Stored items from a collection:
--

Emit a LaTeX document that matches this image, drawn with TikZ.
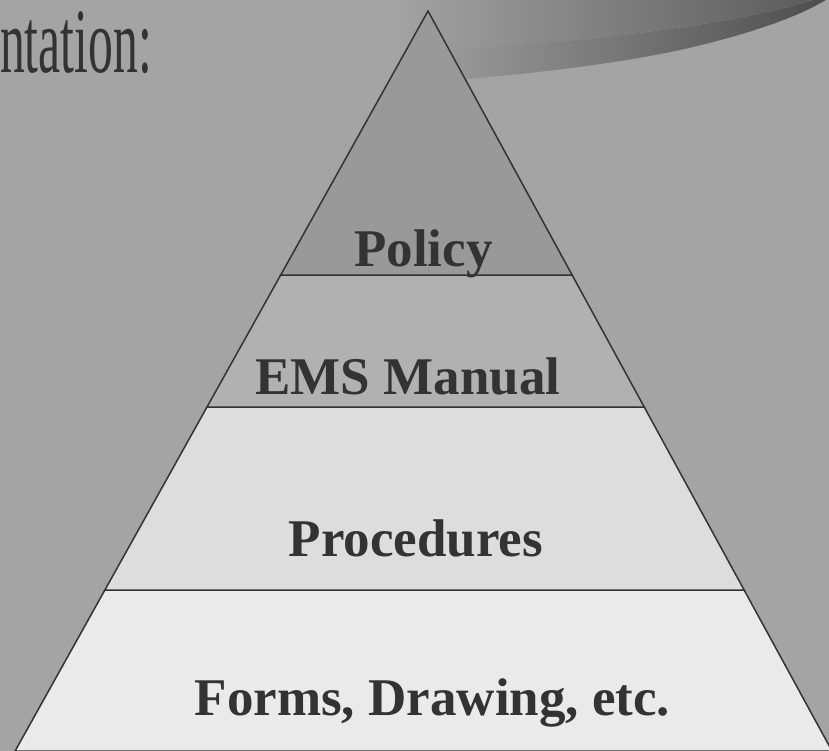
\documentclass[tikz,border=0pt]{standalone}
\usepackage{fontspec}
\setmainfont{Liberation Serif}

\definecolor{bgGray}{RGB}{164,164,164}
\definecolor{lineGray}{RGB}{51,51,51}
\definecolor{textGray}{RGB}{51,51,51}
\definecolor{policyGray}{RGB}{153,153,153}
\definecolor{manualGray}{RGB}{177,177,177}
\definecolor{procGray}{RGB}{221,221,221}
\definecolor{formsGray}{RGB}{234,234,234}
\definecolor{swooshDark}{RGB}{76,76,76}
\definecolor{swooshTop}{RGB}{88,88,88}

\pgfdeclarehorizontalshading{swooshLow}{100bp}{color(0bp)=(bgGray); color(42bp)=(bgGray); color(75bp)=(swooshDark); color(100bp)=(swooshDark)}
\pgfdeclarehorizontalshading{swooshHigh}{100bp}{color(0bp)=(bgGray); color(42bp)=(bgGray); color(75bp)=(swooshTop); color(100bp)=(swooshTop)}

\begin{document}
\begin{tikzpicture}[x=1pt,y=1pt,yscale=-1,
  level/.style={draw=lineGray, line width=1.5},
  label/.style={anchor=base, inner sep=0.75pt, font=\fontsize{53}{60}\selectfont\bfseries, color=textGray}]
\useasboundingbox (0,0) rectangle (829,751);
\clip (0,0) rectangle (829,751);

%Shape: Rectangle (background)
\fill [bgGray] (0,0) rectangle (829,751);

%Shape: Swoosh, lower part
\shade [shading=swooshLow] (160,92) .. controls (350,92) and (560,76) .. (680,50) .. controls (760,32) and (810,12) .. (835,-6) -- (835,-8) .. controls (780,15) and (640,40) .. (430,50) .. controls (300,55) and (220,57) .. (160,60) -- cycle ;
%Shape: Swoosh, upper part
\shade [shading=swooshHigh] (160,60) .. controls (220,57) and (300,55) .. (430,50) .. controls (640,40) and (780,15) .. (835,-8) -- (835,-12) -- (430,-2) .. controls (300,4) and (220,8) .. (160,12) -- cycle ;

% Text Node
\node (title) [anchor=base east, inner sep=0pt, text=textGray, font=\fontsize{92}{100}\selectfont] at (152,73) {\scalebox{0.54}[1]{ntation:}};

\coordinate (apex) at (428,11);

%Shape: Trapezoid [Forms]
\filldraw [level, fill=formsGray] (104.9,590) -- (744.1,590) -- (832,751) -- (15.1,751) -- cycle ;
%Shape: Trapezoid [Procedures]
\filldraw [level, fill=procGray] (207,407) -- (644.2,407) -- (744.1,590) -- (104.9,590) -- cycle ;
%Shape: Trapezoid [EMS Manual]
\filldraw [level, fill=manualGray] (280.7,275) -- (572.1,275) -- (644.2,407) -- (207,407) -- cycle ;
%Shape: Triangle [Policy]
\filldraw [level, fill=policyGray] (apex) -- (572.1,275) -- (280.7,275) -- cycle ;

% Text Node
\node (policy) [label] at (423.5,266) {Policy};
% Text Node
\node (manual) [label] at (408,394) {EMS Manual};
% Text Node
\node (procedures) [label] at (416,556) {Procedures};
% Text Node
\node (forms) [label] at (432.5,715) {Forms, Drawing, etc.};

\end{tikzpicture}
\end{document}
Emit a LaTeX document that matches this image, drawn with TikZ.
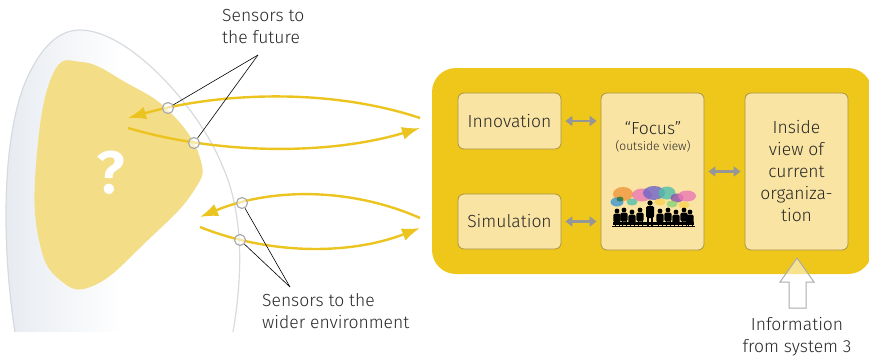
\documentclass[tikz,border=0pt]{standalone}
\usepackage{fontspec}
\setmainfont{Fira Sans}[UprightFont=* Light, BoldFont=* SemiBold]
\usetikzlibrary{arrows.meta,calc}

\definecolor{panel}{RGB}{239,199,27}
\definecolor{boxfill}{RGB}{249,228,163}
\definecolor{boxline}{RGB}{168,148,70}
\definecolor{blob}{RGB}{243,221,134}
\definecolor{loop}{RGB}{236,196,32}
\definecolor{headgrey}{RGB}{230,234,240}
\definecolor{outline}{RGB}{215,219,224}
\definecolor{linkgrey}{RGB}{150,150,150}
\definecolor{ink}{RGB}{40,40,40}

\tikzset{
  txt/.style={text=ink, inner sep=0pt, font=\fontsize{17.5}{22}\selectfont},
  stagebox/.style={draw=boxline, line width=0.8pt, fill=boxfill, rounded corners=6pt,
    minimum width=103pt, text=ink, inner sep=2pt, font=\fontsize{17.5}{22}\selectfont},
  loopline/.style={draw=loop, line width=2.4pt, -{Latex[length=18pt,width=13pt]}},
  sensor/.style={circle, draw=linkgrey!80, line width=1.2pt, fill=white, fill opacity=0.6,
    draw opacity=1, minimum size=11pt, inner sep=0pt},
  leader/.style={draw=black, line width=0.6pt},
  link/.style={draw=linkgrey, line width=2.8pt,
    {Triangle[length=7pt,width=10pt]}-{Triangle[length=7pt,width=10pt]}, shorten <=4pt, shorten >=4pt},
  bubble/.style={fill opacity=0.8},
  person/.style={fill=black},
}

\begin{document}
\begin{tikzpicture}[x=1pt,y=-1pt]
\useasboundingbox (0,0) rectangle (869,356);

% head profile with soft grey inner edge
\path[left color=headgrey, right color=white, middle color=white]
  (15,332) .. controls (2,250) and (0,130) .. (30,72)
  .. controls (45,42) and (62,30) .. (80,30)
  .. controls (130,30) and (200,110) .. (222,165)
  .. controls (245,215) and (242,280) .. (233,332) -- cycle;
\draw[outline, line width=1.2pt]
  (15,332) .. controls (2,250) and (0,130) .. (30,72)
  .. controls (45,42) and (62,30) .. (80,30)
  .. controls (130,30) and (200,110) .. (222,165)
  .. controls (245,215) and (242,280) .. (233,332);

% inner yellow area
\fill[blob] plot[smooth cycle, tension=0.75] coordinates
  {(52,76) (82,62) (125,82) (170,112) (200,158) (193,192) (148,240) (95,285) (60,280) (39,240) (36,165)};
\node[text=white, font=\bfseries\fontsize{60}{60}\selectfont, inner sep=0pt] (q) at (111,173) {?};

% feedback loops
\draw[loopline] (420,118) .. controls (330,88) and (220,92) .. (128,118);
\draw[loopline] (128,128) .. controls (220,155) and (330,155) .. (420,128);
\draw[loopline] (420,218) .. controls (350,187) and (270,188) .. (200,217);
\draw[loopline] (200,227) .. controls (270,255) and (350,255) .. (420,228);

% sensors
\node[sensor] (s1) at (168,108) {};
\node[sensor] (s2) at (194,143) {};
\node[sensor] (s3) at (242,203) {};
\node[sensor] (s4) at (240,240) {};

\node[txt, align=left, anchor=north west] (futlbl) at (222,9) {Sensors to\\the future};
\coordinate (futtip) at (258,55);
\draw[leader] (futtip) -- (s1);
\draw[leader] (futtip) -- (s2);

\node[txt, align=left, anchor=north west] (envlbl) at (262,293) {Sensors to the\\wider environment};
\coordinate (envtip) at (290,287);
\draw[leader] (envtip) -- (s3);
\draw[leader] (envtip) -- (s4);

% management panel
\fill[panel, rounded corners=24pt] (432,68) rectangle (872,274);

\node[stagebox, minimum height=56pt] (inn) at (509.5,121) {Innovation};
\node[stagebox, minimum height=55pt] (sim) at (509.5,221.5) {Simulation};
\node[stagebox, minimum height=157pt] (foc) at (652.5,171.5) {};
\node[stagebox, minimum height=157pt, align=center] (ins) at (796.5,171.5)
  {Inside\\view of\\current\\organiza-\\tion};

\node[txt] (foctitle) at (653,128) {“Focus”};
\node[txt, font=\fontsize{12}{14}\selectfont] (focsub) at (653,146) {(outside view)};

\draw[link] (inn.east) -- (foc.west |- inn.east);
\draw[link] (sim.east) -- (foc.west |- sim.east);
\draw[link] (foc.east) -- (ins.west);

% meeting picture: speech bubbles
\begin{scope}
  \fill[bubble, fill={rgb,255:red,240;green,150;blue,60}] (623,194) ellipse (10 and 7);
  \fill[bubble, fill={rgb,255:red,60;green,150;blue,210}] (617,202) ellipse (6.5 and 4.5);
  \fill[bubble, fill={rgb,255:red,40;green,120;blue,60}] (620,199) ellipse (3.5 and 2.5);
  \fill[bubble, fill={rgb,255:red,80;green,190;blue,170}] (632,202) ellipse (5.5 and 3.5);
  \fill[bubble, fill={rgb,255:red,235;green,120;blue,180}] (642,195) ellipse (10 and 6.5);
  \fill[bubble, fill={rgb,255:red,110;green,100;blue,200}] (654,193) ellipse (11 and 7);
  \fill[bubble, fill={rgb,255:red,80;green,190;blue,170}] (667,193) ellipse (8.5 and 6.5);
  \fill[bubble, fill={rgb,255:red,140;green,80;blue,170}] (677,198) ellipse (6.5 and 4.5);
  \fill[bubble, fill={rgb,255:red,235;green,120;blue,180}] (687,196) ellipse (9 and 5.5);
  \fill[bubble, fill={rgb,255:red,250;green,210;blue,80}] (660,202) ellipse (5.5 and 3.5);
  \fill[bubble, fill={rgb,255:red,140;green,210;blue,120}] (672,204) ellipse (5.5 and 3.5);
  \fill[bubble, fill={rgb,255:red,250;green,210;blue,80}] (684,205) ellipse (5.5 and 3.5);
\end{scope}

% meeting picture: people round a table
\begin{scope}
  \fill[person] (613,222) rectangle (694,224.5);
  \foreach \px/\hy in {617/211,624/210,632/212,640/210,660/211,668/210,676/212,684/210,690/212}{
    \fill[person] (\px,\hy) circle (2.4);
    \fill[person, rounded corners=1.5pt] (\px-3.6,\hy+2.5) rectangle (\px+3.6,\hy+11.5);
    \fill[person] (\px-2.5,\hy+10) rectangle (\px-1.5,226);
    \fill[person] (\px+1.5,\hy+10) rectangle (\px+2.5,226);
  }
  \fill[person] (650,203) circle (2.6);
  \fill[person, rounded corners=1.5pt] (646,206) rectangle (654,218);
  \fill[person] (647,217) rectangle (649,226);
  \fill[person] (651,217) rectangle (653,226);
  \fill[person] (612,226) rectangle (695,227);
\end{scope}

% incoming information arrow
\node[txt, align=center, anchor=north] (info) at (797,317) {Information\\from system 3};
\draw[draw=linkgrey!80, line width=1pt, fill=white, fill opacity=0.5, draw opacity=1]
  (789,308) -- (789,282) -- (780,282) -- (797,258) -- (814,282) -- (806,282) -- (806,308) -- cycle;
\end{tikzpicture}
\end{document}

--

DESCRIPTION OF THE TASK
Quote, exactly and only, the lines from the first line of the data above through the line containing "[bgGray] (0,0) rectangle (829,751);". The pictures do not belong in it.

THE RESPONSE
Emit a LaTeX document that matches this image, drawn with TikZ.
\documentclass[tikz,border=0pt]{standalone}
\usepackage{fontspec}
\setmainfont{Liberation Serif}

\definecolor{bgGray}{RGB}{164,164,164}
\definecolor{lineGray}{RGB}{51,51,51}
\definecolor{textGray}{RGB}{51,51,51}
\definecolor{policyGray}{RGB}{153,153,153}
\definecolor{manualGray}{RGB}{177,177,177}
\definecolor{procGray}{RGB}{221,221,221}
\definecolor{formsGray}{RGB}{234,234,234}
\definecolor{swooshDark}{RGB}{76,76,76}
\definecolor{swooshTop}{RGB}{88,88,88}

\pgfdeclarehorizontalshading{swooshLow}{100bp}{color(0bp)=(bgGray); color(42bp)=(bgGray); color(75bp)=(swooshDark); color(100bp)=(swooshDark)}
\pgfdeclarehorizontalshading{swooshHigh}{100bp}{color(0bp)=(bgGray); color(42bp)=(bgGray); color(75bp)=(swooshTop); color(100bp)=(swooshTop)}

\begin{document}
\begin{tikzpicture}[x=1pt,y=1pt,yscale=-1,
  level/.style={draw=lineGray, line width=1.5},
  label/.style={anchor=base, inner sep=0.75pt, font=\fontsize{53}{60}\selectfont\bfseries, color=textGray}]
\useasboundingbox (0,0) rectangle (829,751);
\clip (0,0) rectangle (829,751);

%Shape: Rectangle (background)
\fill [bgGray] (0,0) rectangle (829,751);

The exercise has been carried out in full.